• [Exercise]:
Copy from the first line below down to and including the line with "const yTicks = [0, 10, 20, 30, 40, 50];". Skip the pictures.

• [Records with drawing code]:

....................

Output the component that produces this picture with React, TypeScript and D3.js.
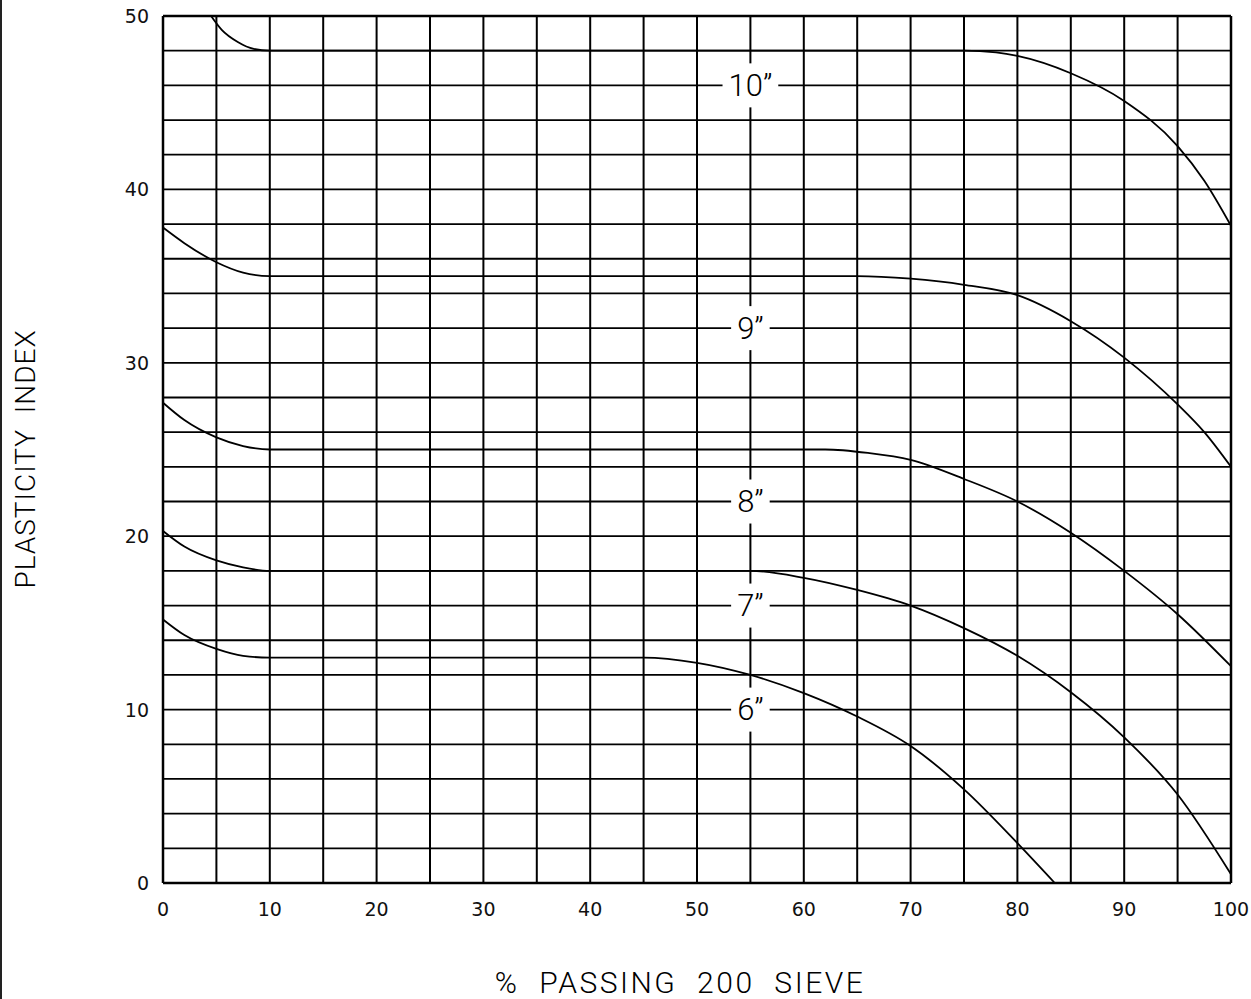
import React, { useEffect, useRef } from 'react';
import * as d3 from 'd3';

// axis ticks
const xTicks = [0, 10, 20, 30, 40, 50, 60, 70, 80, 90, 100];
const yTicks = [0, 10, 20, 30, 40, 50];

// curve points: [% passing 200 sieve, plasticity index]
const curve10: [number, number][] = [
  [4.5, 50], [5.5, 49.2], [7, 48.5], [8.5, 48.1], [10, 48], [40, 48], [75, 48],
  [78, 47.9], [80, 47.7], [85, 46.7], [90, 45.1], [95, 42.5], [97.5, 40.5], [100, 37.9],
];
const curve9: [number, number][] = [
  [0, 37.8], [2, 36.9], [5, 35.8], [7.5, 35.2], [10, 35], [40, 35], [65, 35],
  [70, 34.85], [75, 34.5], [80, 33.9], [85, 32.4], [90, 30.3], [95, 27.6], [97.5, 26], [100, 24],
];
const curve8: [number, number][] = [
  [0, 27.7], [2, 26.7], [5, 25.7], [7.5, 25.2], [10, 25], [40, 25], [62, 25],
  [66, 24.8], [70, 24.4], [75, 23.3], [80, 22], [85, 20.2], [90, 18], [95, 15.5], [100, 12.5],
];
const curve7: [number, number][] = [
  [0, 20.3], [2, 19.4], [5, 18.6], [7.5, 18.2], [10, 18], [40, 18], [55, 18],
  [60, 17.6], [65, 16.9], [70, 16], [75, 14.7], [80, 13.1], [85, 11], [90, 8.4], [95, 5.1], [100, 0.5],
];
const curve6: [number, number][] = [
  [0, 15.2], [2, 14.3], [5, 13.5], [7.5, 13.1], [10, 13], [30, 13], [45, 13],
  [50, 12.7], [55, 12], [60, 10.95], [65, 9.6], [70, 7.9], [75, 5.4], [80, 2.3], [83.5, 0],
];
const curves = [curve10, curve9, curve8, curve7, curve6];

// labels sit on grid crossings at x = 55
const labelTexts = ['10\u201d', '9\u201d', '8\u201d', '7\u201d', '6\u201d'];
const labelY = [46, 32, 22, 16, 10];
const labelX = 55;

const thinFont = 'Roboto, Liberation Sans, sans-serif';
const tickFont = 'DejaVu Sans, Liberation Sans, sans-serif';

const App = () => {
  const ref = useRef<SVGSVGElement>(null);

  useEffect(() => {
    const svg = d3.select(ref.current);
    svg.selectAll('*').remove();

    const x = d3.scaleLinear().domain([0, 100]).range([163, 1231]);
    const y = d3.scaleLinear().domain([0, 50]).range([883, 16]);

    // frame line at far left
    svg.append('line')
      .attr('x1', 1).attr('x2', 1).attr('y1', 0).attr('y2', 999)
      .attr('stroke', '#222').attr('stroke-width', 2);

    const g = svg.append('g');

    // vertical grid every 5
    g.selectAll('.vg')
      .data(d3.range(0, 101, 5))
      .join('line')
      .attr('x1', d => x(d)).attr('x2', d => x(d))
      .attr('y1', y(0)).attr('y2', y(50))
      .attr('stroke', '#000')
      .attr('stroke-width', d => (d === 0 || d === 100 ? 2.5 : 2));

    // horizontal grid every 2
    g.selectAll('.hg')
      .data(d3.range(0, 51, 2))
      .join('line')
      .attr('x1', x(0)).attr('x2', x(100))
      .attr('y1', d => y(d)).attr('y2', d => y(d))
      .attr('stroke', '#000')
      .attr('stroke-width', d => (d === 0 || d === 50 ? 2.5 : 1.8));

    // curves
    const line = d3.line<[number, number]>()
      .x(d => x(d[0]))
      .y(d => y(d[1]))
      .curve(d3.curveMonotoneX);

    g.selectAll('.curve')
      .data(curves)
      .join('path')
      .attr('fill', 'none')
      .attr('stroke', '#000')
      .attr('stroke-width', 1.8)
      .attr('d', d => line(d));

    // curve labels with white boxes over the grid
    labelTexts.forEach((t, i) => {
      const lg = g.append('g');
      const txt = lg.append('text')
        .attr('x', x(labelX))
        .attr('y', y(labelY[i]))
        .attr('text-anchor', 'middle')
        .attr('dominant-baseline', 'central')
        .attr('font-family', thinFont)
        .attr('font-weight', 300)
        .attr('font-size', 31)
        .attr('fill', '#000')
        .text(t);
      const bb = (txt.node() as SVGTextElement).getBBox();
      lg.insert('rect', 'text')
        .attr('x', bb.x - 6)
        .attr('y', y(labelY[i]) - 22)
        .attr('width', bb.width + 12)
        .attr('height', 44)
        .attr('fill', '#fff');
    });

    // tick labels
    svg.selectAll('.xt')
      .data(xTicks)
      .join('text')
      .attr('x', d => x(d))
      .attr('y', 909)
      .attr('text-anchor', 'middle')
      .attr('dominant-baseline', 'central')
      .attr('font-family', tickFont)
      .attr('font-size', 19)
      .attr('fill', '#111')
      .text(d => d);

    svg.selectAll('.yt')
      .data(yTicks)
      .join('text')
      .attr('x', 149)
      .attr('y', d => y(d))
      .attr('text-anchor', 'end')
      .attr('dominant-baseline', 'central')
      .attr('font-family', tickFont)
      .attr('font-size', 19)
      .attr('fill', '#111')
      .text(d => d);

    // axis titles
    svg.append('text')
      .attr('x', 680)
      .attr('y', 993)
      .attr('text-anchor', 'middle')
      .attr('font-family', thinFont)
      .attr('font-weight', 300)
      .attr('font-size', 30)
      .attr('letter-spacing', 2.5)
      .attr('word-spacing', 10)
      .text('% PASSING 200 SIEVE');

    svg.append('text')
      .attr('transform', 'translate(35,459) rotate(-90)')
      .attr('text-anchor', 'middle')
      .attr('font-family', thinFont)
      .attr('font-weight', 300)
      .attr('font-size', 28)
      .attr('letter-spacing', 1)
      .attr('word-spacing', 8)
      .text('PLASTICITY INDEX');
  }, []);

  return (
    <svg
      ref={ref}
      width={1251}
      height={999}
      style={{ position: 'absolute', left: 0, top: 0, background: '#fff' }}
    />
  );
};

export default App;
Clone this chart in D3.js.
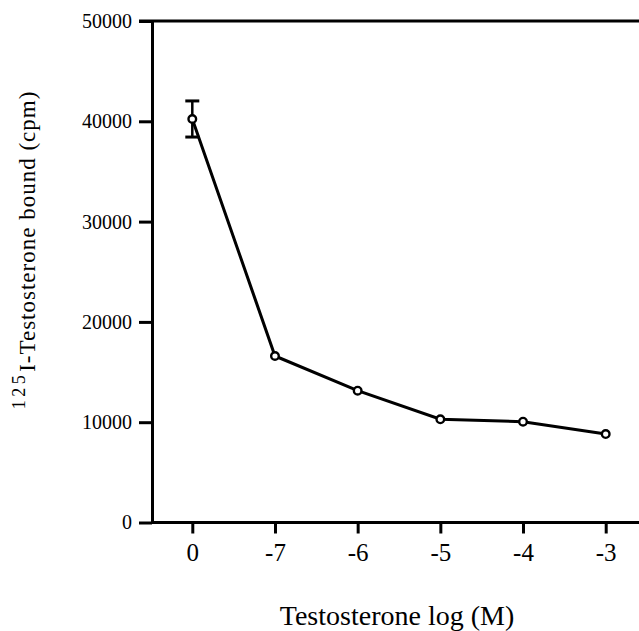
<!DOCTYPE html>
<html lang="en">
<head>
<meta charset="utf-8">
<script src="https://cdn.jsdelivr.net/npm/d3@7"></script>
<style>
  body { margin: 0; background: #fff; }
  text { font-family: "Liberation Serif", "Times New Roman", serif; fill: #000; }
  .axis path, .axis line { stroke: #000; stroke-width: 3; }
</style>
</head>
<body>
<script>
// data
const doses = ["0", "-7", "-6", "-5", "-4", "-3"];
const bound = [40230, 16600, 13140, 10290, 10050, 8820];
const boundErr = [1800, 0, 0, 0, 0, 0];
const yTicks = [0, 10000, 20000, 30000, 40000, 50000];

const width = 639, height = 631;
const plotLeft = 152, plotTop = 21, plotBottom = 522.5;

const svg = d3.select("body").append("svg")
  .attr("width", width)
  .attr("height", height);

const x = d3.scalePoint()
  .domain(doses)
  .range([192.3, 605.7]);

const y = d3.scaleLinear()
  .domain([0, 50000])
  .range([plotBottom, plotTop]);

// y axis
const yAxis = svg.append("g")
  .attr("class", "axis")
  .attr("transform", "translate(" + plotLeft + ",0)")
  .call(d3.axisLeft(y).tickValues(yTicks).tickFormat(d3.format("d")).tickSize(13).tickPadding(7).tickSizeOuter(0));
yAxis.selectAll("text").style("font-size", "20px");

// top line
svg.append("line")
  .attr("x1", plotLeft - 13).attr("x2", width)
  .attr("y1", y(50000)).attr("y2", y(50000))
  .attr("stroke", "#000").attr("stroke-width", 3);

// x axis
const xAxis = svg.append("g")
  .attr("class", "axis")
  .attr("transform", "translate(0," + plotBottom + ")")
  .call(d3.axisBottom(x).tickSize(11).tickPadding(10).tickSizeOuter(0));
xAxis.select(".domain").attr("d", "M" + plotLeft + ",0H" + width);
xAxis.selectAll("text").style("font-size", "25px");

// line
const pts = doses.map((d, i) => ({ dose: d, v: bound[i], e: boundErr[i] }));

svg.append("path")
  .datum(pts)
  .attr("fill", "none")
  .attr("stroke", "#000")
  .attr("stroke-width", 3)
  .attr("d", d3.line().x(d => x(d.dose)).y(d => y(d.v)));

// error bars
const eb = svg.selectAll(".err")
  .data(pts.filter(d => d.e > 0))
  .enter().append("g");
eb.append("line")
  .attr("x1", d => x(d.dose)).attr("x2", d => x(d.dose))
  .attr("y1", d => y(d.v + d.e)).attr("y2", d => y(d.v - d.e))
  .attr("stroke", "#000").attr("stroke-width", 2.5);
eb.append("line")
  .attr("x1", d => x(d.dose) - 7).attr("x2", d => x(d.dose) + 7)
  .attr("y1", d => y(d.v + d.e)).attr("y2", d => y(d.v + d.e))
  .attr("stroke", "#000").attr("stroke-width", 3);
eb.append("line")
  .attr("x1", d => x(d.dose) - 7).attr("x2", d => x(d.dose) + 7)
  .attr("y1", d => y(d.v - d.e)).attr("y2", d => y(d.v - d.e))
  .attr("stroke", "#000").attr("stroke-width", 3);

// points
svg.selectAll(".pt")
  .data(pts)
  .enter().append("circle")
  .attr("cx", d => x(d.dose))
  .attr("cy", d => y(d.v))
  .attr("r", 3.8)
  .attr("fill", "#fff")
  .attr("stroke", "#000")
  .attr("stroke-width", 2.4);

// x title
svg.append("text")
  .attr("x", 397)
  .attr("y", 625)
  .attr("text-anchor", "middle")
  .style("font-size", "28px")
  .text("Testosterone log (M)");

// y title
const yt = svg.append("text")
  .attr("transform", "translate(35,250) rotate(-90)")
  .attr("text-anchor", "middle");
yt.append("tspan")
  .attr("dy", -10)
  .style("font-size", "18px")
  .style("letter-spacing", "3.5px")
  .text("125");
yt.append("tspan")
  .attr("dy", 10)
  .style("font-size", "23px")
  .style("letter-spacing", "1px")
  .text("I-Testosterone bound (cpm)");
</script>
</body>
</html>
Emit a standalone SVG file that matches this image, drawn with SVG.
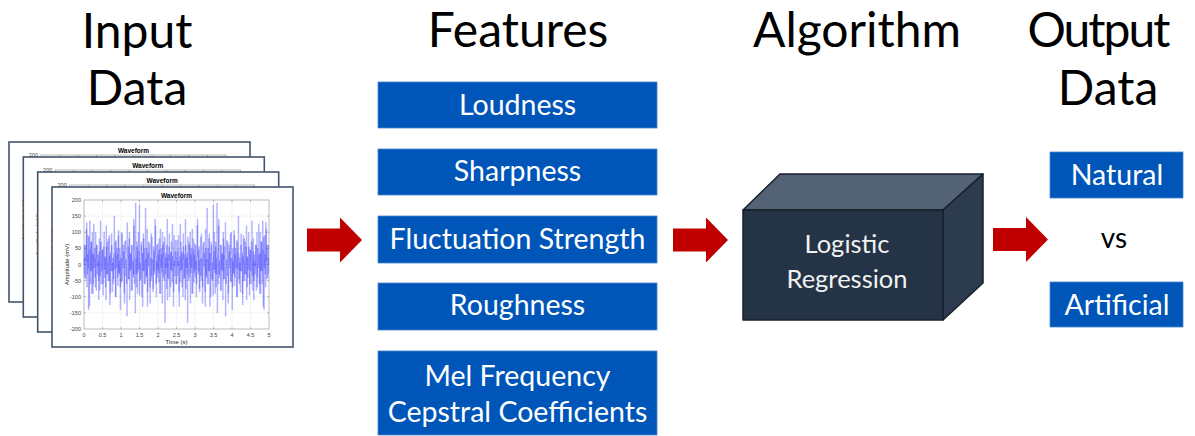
<svg xmlns="http://www.w3.org/2000/svg" xmlns:xlink="http://www.w3.org/1999/xlink" width="1195" height="436" viewBox="0 0 1195 436">
  <style>
    .title { font-family: Lato, "Liberation Sans", sans-serif; font-size: 48px; fill: #000; text-anchor: middle; }
    .box { fill: #0056B8; stroke: #4A86D0; stroke-width: 0.8; }
    .boxtxt { font-family: Lato, "Liberation Sans", sans-serif; font-size: 28.5px; fill: #fff; text-anchor: middle; }
    .cubetxt { font-family: Lato, "Liberation Sans", sans-serif; font-size: 25.5px; fill: #f2f2f2; text-anchor: middle; }
    .vs { font-family: Lato, "Liberation Sans", sans-serif; font-size: 28px; fill: #000; text-anchor: middle; }
    .arrow { fill: #C00000; }
    .frame { fill: #fff; stroke: #44546A; stroke-width: 1.6; }
    .grid { stroke: #e6e6e6; stroke-width: 0.5; fill: none; }
    .axes { fill: none; stroke: #8c8c8c; stroke-width: 0.6; }
    .tick { font-family: "Liberation Sans", Arial, sans-serif; font-size: 5.5px; fill: #404040; }
    .lbl { font-family: "Liberation Sans", Arial, sans-serif; font-size: 6px; fill: #262626; text-anchor: middle; }
    .ptitle { font-family: "Liberation Sans", Arial, sans-serif; font-size: 6.5px; font-weight: bold; fill: #000; text-anchor: middle; }
    .wave { fill: none; stroke: #1a1aff; stroke-opacity: 0.36; stroke-width: 0.7; }
  </style>
  <defs>
    <!-- one waveform figure: frame, axes, grid, labels -->
    <symbol id="panel" overflow="visible">
      <rect class="frame" x="0" y="0" width="241" height="160"/>
      <path class="grid" d="M50.5 13V142M69 13V142M87.5 13V142M106 13V142M124.5 13V142M143 13V142M161.5 13V142M180 13V142M198.5 13V142
                           M32 29.1H217M32 45.25H217M32 61.4H217M32 77.5H217M32 93.6H217M32 109.75H217M32 125.9H217"/>
      <rect class="axes" x="32" y="13" width="185" height="129"/>
      <path class="axes" d="M50.5 13v1.8M69 13v1.8M87.5 13v1.8M106 13v1.8M124.5 13v1.8M143 13v1.8M161.5 13v1.8M180 13v1.8M198.5 13v1.8
                           M50.5 142v-1.8M69 142v-1.8M87.5 142v-1.8M106 142v-1.8M124.5 142v-1.8M143 142v-1.8M161.5 142v-1.8M180 142v-1.8M198.5 142v-1.8
                           M32 29.1h1.8M32 45.25h1.8M32 61.4h1.8M32 77.5h1.8M32 93.6h1.8M32 109.75h1.8M32 125.9h1.8
                           M217 29.1h-1.8M217 45.25h-1.8M217 61.4h-1.8M217 77.5h-1.8M217 93.6h-1.8M217 109.75h-1.8M217 125.9h-1.8"/>
      <text class="ptitle" x="124.5" y="10.5">Waveform</text>
      <g class="tick" text-anchor="end">
        <text x="29" y="15">200</text>
        <text x="29" y="31.1">150</text>
        <text x="29" y="47.2">100</text>
        <text x="29" y="63.4">50</text>
        <text x="29" y="79.5">0</text>
        <text x="29" y="95.6">-50</text>
        <text x="29" y="111.7">-100</text>
        <text x="29" y="127.9">-150</text>
        <text x="29" y="144">-200</text>
      </g>
      <g class="tick" text-anchor="middle">
        <text x="32" y="150">0</text>
        <text x="50.5" y="150">0.5</text>
        <text x="69" y="150">1</text>
        <text x="87.5" y="150">1.5</text>
        <text x="106" y="150">2</text>
        <text x="124.5" y="150">2.5</text>
        <text x="143" y="150">3</text>
        <text x="161.5" y="150">3.5</text>
        <text x="180" y="150">4</text>
        <text x="198.5" y="150">4.5</text>
        <text x="217" y="150">5</text>
      </g>
      <text class="lbl" x="124.5" y="156.5">Time (s)</text>
      <text class="lbl" transform="translate(17 77.5) rotate(-90)">Amplitude (mV)</text>
    </symbol>
    <!-- noisy amplitude trace, in samples (x) and mV (y) -->
    <path id="trace" class="wave" vector-effect="non-scaling-stroke" d="M0 0
      V20h1V-40h1V60h1V10h1V130h1V-30h1V90h1V-140h1V40h1V135h1V-60h1V70h1V-20h1V100h1V-90h1V30h1V-10h1V50h1V-70h1V20h1V60h1V-30h1V10h1V-50h1V40h1V-80h1V15h1V70h1V-20h1V45h1
      V-60h1V30h1V100h1V-40h1V20h1V-110h1V55h1V10h1V-30h1V80h1V-50h1V25h1V-90h1V40h1V95h1V-20h1V5h1V-60h1V35h1V-15h1V70h1V-100h1V20h1V50h1V-40h1V90h1V-25h1V10h1V-70h1V30h1
      V100h1V-50h1V15h1V60h1V-30h1V-120h1V40h1V75h1V-10h1V-160h1V20h1V55h1V-45h1V100h1V-20h1V30h1V-80h1V60h1V10h1V-40h1V140h1V-60h1V25h1V190h1V-30h1V70h1V-90h1V40h1V-15h1V185h1
      V-50h1V20h1V60h1V-100h1V35h1V-20h1V80h1V-60h1V10h1V175h1V-40h1V50h1V-130h1V25h1V70h1V-10h1V-70h1V40h1V95h1V-35h1V15h1V-85h1V55h1V-20h1V30h1V120h1V-60h1V10h1V-40h1V65h1
      V-25h1V45h1V-90h1V110h1V-10h1V30h1V-120h1V60h1V5h1V-50h1V85h1V-30h1V20h1V-75h1V140h1V-40h1V15h1V55h1V-100h1V35h1V-15h1V70h1V-55h1V25h1V-130h1V90h1V-5h1V40h1V-60h1V20h1
      V75h1V-35h1V10h1V-85h1V50h1V125h1V-20h1V40h1V-70h1V15h1V95h1V-45h1V30h1V-110h1V60h1V-10h1V35h1V-180h1V20h1V70h1V-40h1V100h1V-25h1V50h1V-90h1V15h1V80h1V-55h1V30h1V-15h1
      V60h1V-100h1V25h1V140h1V-30h1V45h1V-75h1V10h1V85h1V-50h1V20h1V-120h1V65h1V-5h1V35h1V-85h1V110h1V-35h1V15h1V-60h1V50h1V-20h1V95h1V-130h1V30h1V70h1V-45h1V5h1V-95h1V40h1
      V100h1V-25h1V55h1V-70h1V20h1V-150h1V45h1V120h1V-30h1V10h1V-80h1V60h1V-15h1V35h1V-110h1V80h1V-45h1V25h1V130h1V-60h1V15h1V-35h1V70h1V-90h1V40h1V-10h1V95h1V-55h1V20h1V-140h1
      V50h1V-30h1V105h1V-65h1V30h1V-10h1V75h1V-100h1V40h1V150h1V-45h1V20h1V-85h1V60h1V-20h1V35h1V-125h1V90h1V5h1V-50h1V70h1V-30h1V120h1V-70h1V25h1V-15h1V55h1V-95h1V45h1V10h1
      V-60h1V135h1V-35h1V80h1V-110h1V30h1V-5h1V60h1V-80h1V100h1V-40h1V15h1V125h1V-60h1V35h1V-90h1V70h1V-20h1V45h1V-130h1V85h1V-10h1V30h1V-70h1V110h1V-45h1V20h1V60h1V-30"/>
    <path id="arrowShape" d="M0 -11.5H33V-22.5L55 0L33 22.5V11.5H0Z"/>
  </defs>

  <!-- column headings -->
  <g id="headings">
    <text class="title" x="137" y="48">Input</text>
    <text class="title" x="137" y="105">Data</text>
    <text class="title" x="518" y="47">Features</text>
    <text class="title" x="857" y="47">Algorithm</text>
    <text class="title" x="1098" y="47" letter-spacing="-2">Output</text>
    <text class="title" x="1108" y="105">Data</text>
  </g>

  <!-- stack of waveform plots -->
  <g id="input-data">
    <use xlink:href="#panel" href="#panel" x="9" y="142"/>
    <use xlink:href="#panel" href="#panel" x="23.3" y="157"/>
    <use xlink:href="#panel" href="#panel" x="37.7" y="172"/>
    <use xlink:href="#panel" href="#panel" x="52" y="187"/>
    <g transform="translate(84 264.5) scale(0.619 -0.3225)">
      <use xlink:href="#trace" href="#trace"/>
    </g>
    <g transform="translate(268.7 264.5) scale(-0.619 -0.3225)">
      <use xlink:href="#trace" href="#trace"/>
    </g>
  </g>

  <!-- feature list -->
  <g id="feature-loudness">
    <rect class="box" x="378" y="82" width="279" height="46"/>
    <text class="boxtxt" x="517.5" y="115">Loudness</text>
  </g>
  <g id="feature-sharpness">
    <rect class="box" x="378" y="149" width="279" height="46"/>
    <text class="boxtxt" x="517.5" y="181">Sharpness</text>
  </g>
  <g id="feature-fluctuation">
    <rect class="box" x="378" y="216" width="279" height="47"/>
    <text class="boxtxt" x="517.5" y="249">Fluctuation Strength</text>
  </g>
  <g id="feature-roughness">
    <rect class="box" x="378" y="283" width="279" height="47"/>
    <text class="boxtxt" x="517.5" y="315">Roughness</text>
  </g>
  <g id="feature-mfcc">
    <rect class="box" x="378" y="351" width="279" height="84"/>
    <text class="boxtxt" x="517.5" y="386">Mel Frequency</text>
    <text class="boxtxt" x="517.5" y="422">Cepstral Coefficients</text>
  </g>

  <!-- algorithm block -->
  <g id="algorithm" stroke="#17202B" stroke-width="1.5" stroke-linejoin="round">
    <polygon points="743,210 780,174 983,174 943,210" fill="#536275"/>
    <polygon points="943,210 983,174 983,283 943,320" fill="#2C3B4D"/>
    <rect x="743" y="210" width="200" height="110" fill="#243446"/>
    <text class="cubetxt" stroke="none" x="847" y="253">Logistic</text>
    <text class="cubetxt" stroke="none" x="847" y="288">Regression</text>
  </g>

  <!-- outputs -->
  <g id="output-natural">
    <rect class="box" x="1050" y="152" width="133" height="46"/>
    <text class="boxtxt" x="1117" y="185">Natural</text>
  </g>
  <g id="output-vs">
    <text class="vs" x="1114" y="248">vs</text>
  </g>
  <g id="output-artificial">
    <rect class="box" x="1050" y="282" width="133" height="45"/>
    <text class="boxtxt" x="1117" y="315">Artificial</text>
  </g>

  <!-- flow arrows -->
  <g id="connectors" class="arrow">
    <use xlink:href="#arrowShape" href="#arrowShape" x="307" y="240"/>
    <use xlink:href="#arrowShape" href="#arrowShape" x="673" y="240"/>
    <use xlink:href="#arrowShape" href="#arrowShape" x="993" y="239.5"/>
  </g>
</svg>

....................

• [The result]:
Output the component that produces this picture with React, TypeScript and D3.js.
import React, { useEffect, useRef } from 'react';
import * as d3 from 'd3';

// axis ticks
const xTicks = [0, 10, 20, 30, 40, 50, 60, 70, 80, 90, 100];
const yTicks = [0, 10, 20, 30, 40, 50];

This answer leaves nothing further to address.